Ever feel like MacBooks could be even smaller and lighter? Sure, the MacBook Air is floating around out there, as thin as thin could be, but if two recently discovered patents have anything to say about it, as thin as thin could be isn’t thin enough. The Apple patents focus on employing the use of fuel cells to power a “portable computing device,” and if they replaced the current batteries used to power the portable computing devices, the devices could become even smaller and more efficient than they currently are.
Both patents, which can be viewed here and here, sure point toward Apple working on a system to employ the use of these fuel cells as a power source. Even going by the names of both patents, “fuel cell system to power a portable computing device” and “fuel cell system coupled to a portable computing device,” the goal here seems pretty obvious.

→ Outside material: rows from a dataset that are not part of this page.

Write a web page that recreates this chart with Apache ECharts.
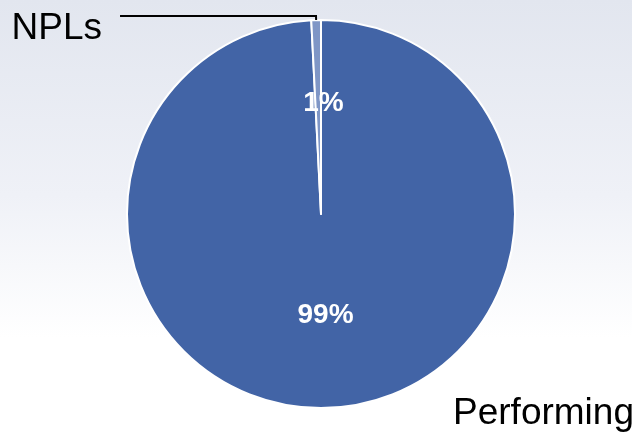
<!DOCTYPE html>
<html>
<head>
<meta charset="utf-8">
<script src="https://cdn.jsdelivr.net/npm/echarts@6/dist/echarts.min.js"></script>
<style>
  html, body { margin: 0; padding: 0; }
  #chart { width: 632px; height: 433px; }
</style>
</head>
<body>
<div id="chart"></div>
<script>
// Data (order: clockwise from 12 o'clock)
const categories = ['Performing', 'NPLs'];
const values = [99.2, 0.8];
const colors = ['#4264a6', '#7f96c6'];

const chart = echarts.init(document.getElementById('chart'));

const pieData = categories.map((name, i) => ({ name: name, value: values[i] }));

const common = {
  type: 'pie',
  center: [321, 214],
  radius: 194,
  startAngle: 90,
  clockwise: true,
  avoidLabelOverlap: false,
  animation: false
};

const option = {
  backgroundColor: {
    type: 'linear', x: 0, y: 0, x2: 0, y2: 1,
    colorStops: [
      { offset: 0, color: '#e2e6ef' },
      { offset: 0.45, color: '#eff1f7' },
      { offset: 0.78, color: '#ffffff' },
      { offset: 1, color: '#ffffff' }
    ]
  },
  series: [
    Object.assign({}, common, {
      name: 'pct',
      itemStyle: { borderColor: '#ffffff', borderWidth: 2 },
      label: {
        show: true,
        position: 'inside',
        color: '#ffffff',
        fontFamily: 'Liberation Sans, Arial, sans-serif',
        fontWeight: 'bold',
        fontSize: 28,
        formatter: p => Math.round(p.percent) + '%'
      },
      labelLine: { show: false },
      data: pieData.map((d, i) => ({
        name: d.name,
        value: d.value,
        itemStyle: { color: colors[i] },
        label: { offset: i === 1 ? [5, -11] : [2, 1] }
      }))
    }),
    Object.assign({}, common, {
      name: 'names',
      silent: true,
      z: 3,
      itemStyle: { color: 'rgba(0,0,0,0)', borderWidth: 0 },
      label: {
        show: true,
        position: 'outside',
        alignTo: 'none',
        color: '#000000',
        fontFamily: 'Liberation Sans, Arial, sans-serif',
        fontSize: 37,
        width: 220,
        overflow: 'none',
        formatter: '{b}'
      },
      data: pieData.map((d, i) => i === 1 ? {
        name: d.name,
        value: d.value,
        label: { distanceToLabelLine: 18, offset: [0, 13], align: 'right' },
        labelLine: { show: true, length: 4, length2: 196, smooth: false,
          lineStyle: { color: '#000000', width: 2 } }
      } : {
        name: d.name,
        value: d.value,
        label: { distanceToLabelLine: 5, align: 'left' },
        labelLine: { show: false, length: 6, length2: 122 }
      })
    })
  ]
};

chart.setOption(option);
</script>
</body>
</html>
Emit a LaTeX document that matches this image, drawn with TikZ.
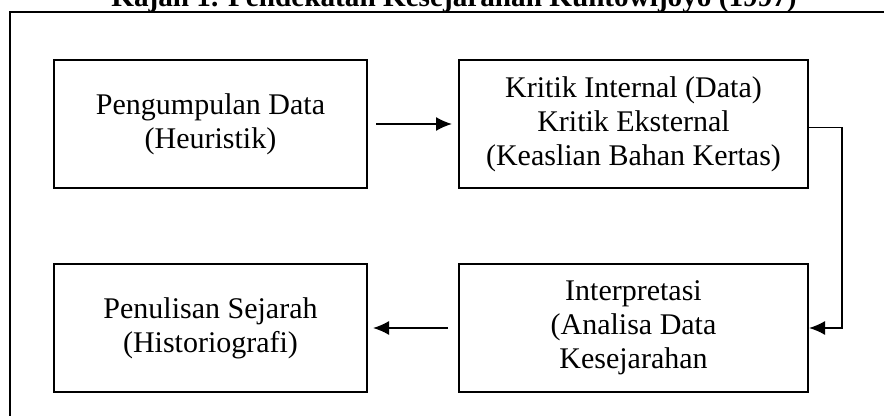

Apple notes that using hydrogen fuel and hydrogen fuel cells are not only more efficient in terms of being a renewable energy resource, but using this kind of fuel cell could allow a portable computing device to operate for days or even weeks without having to refuel.
A cleverly devised system, the patent for the actual system describes a device that can both provide power to, and receive power from, a rechargeable battery within the portable computing device. Something like circular breathing, but for batteries. It is proposed that the fuel cell system could include a fuel cell stack which would convert fuel into electrical power — kind of the whole point.
The goal of the design is not only to find a better renewable source of energy, but to reduce the size, weight and cost of the fuel system, which would remove the need of a heavy battery.